### SUPPLIED INFORMATION
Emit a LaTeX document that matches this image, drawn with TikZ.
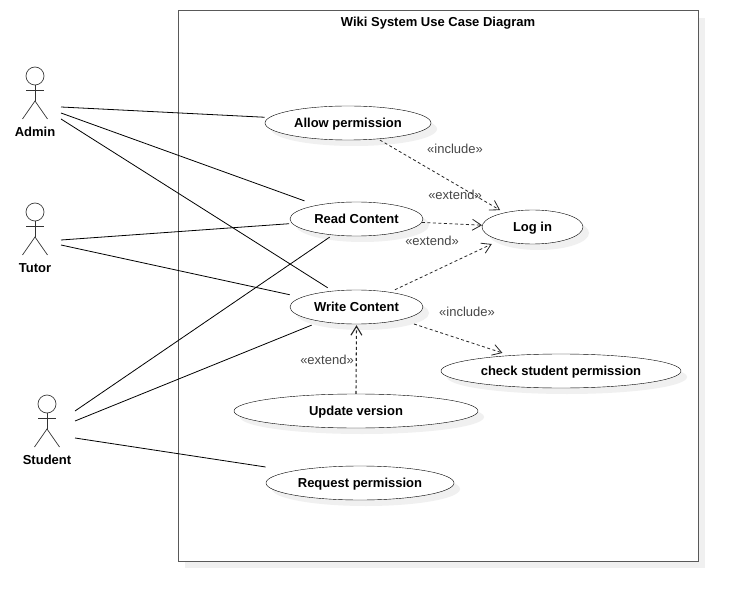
\documentclass[tikz,border=0pt]{standalone}
\usepackage{fontspec}
\setmainfont{Liberation Sans}
\usetikzlibrary{arrows.meta, shapes.geometric, shadows}

\tikzset{
    usecase/.style={ellipse, draw, fill=white, inner sep=0pt, minimum height=34pt, text height=9.5pt, text depth=0pt, font=\fontsize{13}{15}\selectfont\bfseries,
        general shadow={fill=black!6, shadow xshift=6pt, shadow yshift=-6pt}},
    stereo/.style={text=black!72, font=\fontsize{13}{15}\selectfont},
    actorname/.style={text height=9.5pt, text depth=0pt, font=\fontsize{13}{15}\selectfont\bfseries},
    assoc/.style={draw=black, line width=0.8pt},
    dep/.style={draw=black!85, dashed, dash pattern=on 3pt off 2.5pt, line width=0.8pt, -{Straight Barb[length=9pt, width=11pt]}},
}

\begin{document}
\begin{tikzpicture}[x=1pt, y=-1pt]
    \useasboundingbox (0,0) rectangle (738,601);

    % System boundary
    \fill [black!6] (185,18) rectangle (705,568);
    \node (system) at (438,286) [draw=black!65, fill=white, line width=1pt, minimum width=520pt, minimum height=550pt, inner sep=0pt] {};
    \node (title) at (438,22) [actorname] {Wiki System Use Case Diagram};

    % Actors
    \foreach \actor/\ax/\ay/\who in {admin/35/0/Admin, tutor/35/136/Tutor, student/47/328/Student} {
        \node (\actor head) at (\ax,76+\ay) [circle, draw=black!75, fill=white, inner sep=0pt, minimum size=18pt, line width=0.7pt] {};
        \coordinate (\actor neck) at (\ax,101+\ay);
        \coordinate (\actor larm) at (\ax-9,90.5+\ay);
        \coordinate (\actor rarm) at (\ax+9,90.5+\ay);
        \coordinate (\actor lleg) at (\ax-12.5,119+\ay);
        \coordinate (\actor rleg) at (\ax+12.5,119+\ay);
        \draw [black!80, line width=0.7pt] (\actor head) -- (\actor neck);
        \draw [black!80, line width=0.7pt] (\actor larm) -- (\actor rarm);
        \draw [black!80, line width=0.7pt] (\actor lleg) -- (\actor neck) -- (\actor rleg);
        \node (\actor name) at (\ax,132+\ay) [actorname] {\who};
    }

    % Use cases
    \node (allow) at (348,123) [usecase, minimum width=166pt] {Allow permission};
    \node (read) at (356.5,219) [usecase, minimum width=133pt] {Read Content};
    \node (write) at (356.5,307) [usecase, minimum width=133pt] {Write Content};
    \node (login) at (532.5,227) [usecase, minimum width=101pt] {Log in};
    \node (check) at (561,371) [usecase, minimum width=240pt] {check student permission};
    \node (update) at (356,411) [usecase, minimum width=244pt] {Update version};
    \node (request) at (360,483) [usecase, minimum width=188pt] {Request permission};

    % Free ends beside the actors
    \coordinate (admin a) at (61,107);
    \coordinate (admin b) at (61,113);
    \coordinate (admin c) at (61,119);
    \coordinate (tutor a) at (61,240);
    \coordinate (tutor b) at (61,245);
    \coordinate (student a) at (75,411);
    \coordinate (student b) at (75,421);
    \coordinate (student c) at (75,438);

    \draw [assoc, shorten >=4.5pt] (admin a) -- (allow.176);
    \draw [assoc, shorten >=12.8pt] (admin b) -- (read.161);
    \draw [assoc, shorten >=5.9pt] (admin c) -- (write.146);
    \draw [assoc, shorten >=3pt] (tutor a) -- (read.184);
    \draw [assoc, shorten >=12pt] (tutor b) -- (write.170);
    \draw [assoc, shorten >=3.6pt] (student a) -- (read.214);
    \draw [assoc, shorten >=9.7pt] (student b) -- (write.202);
    \draw [assoc, shorten >=27pt] (student c) -- (request.170);

    \draw [dep, shorten <=2pt, shorten >=5pt] (allow.332) -- (login.153);
    \draw [dep] (read.357) -- (login.178);
    \draw [dep, shorten <=5.5pt, shorten >=9pt] (write.24) -- (login.202);
    \draw [dep, shorten <=13.6pt, shorten >=8pt] (write.344) -- (check.163);
    \draw [dep, line width=1.1pt, shorten >=1pt] (update.north) -- (write.south);

    \node (inc a) at (455,149) [stereo] {«include»};
    \node (ext a) at (455,194.5) [stereo] {«extend»};
    \node (ext b) at (432,240.5) [stereo] {«extend»};
    \node (inc b) at (467,311.5) [stereo] {«include»};
    \node (ext c) at (327,359.5) [stereo] {«extend»};
\end{tikzpicture}
\end{document}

### GOAL
Return exactly what appears from the opening line of the material through the line with "(0,0) rectangle (738,601);", apart from the pictures.

### ANSWER IN FULL
Emit a LaTeX document that matches this image, drawn with TikZ.
\documentclass[tikz,border=0pt]{standalone}
\usepackage{fontspec}
\setmainfont{Liberation Sans}
\usetikzlibrary{arrows.meta, shapes.geometric, shadows}

\tikzset{
    usecase/.style={ellipse, draw, fill=white, inner sep=0pt, minimum height=34pt, text height=9.5pt, text depth=0pt, font=\fontsize{13}{15}\selectfont\bfseries,
        general shadow={fill=black!6, shadow xshift=6pt, shadow yshift=-6pt}},
    stereo/.style={text=black!72, font=\fontsize{13}{15}\selectfont},
    actorname/.style={text height=9.5pt, text depth=0pt, font=\fontsize{13}{15}\selectfont\bfseries},
    assoc/.style={draw=black, line width=0.8pt},
    dep/.style={draw=black!85, dashed, dash pattern=on 3pt off 2.5pt, line width=0.8pt, -{Straight Barb[length=9pt, width=11pt]}},
}

\begin{document}
\begin{tikzpicture}[x=1pt, y=-1pt]
    \useasboundingbox (0,0) rectangle (738,601);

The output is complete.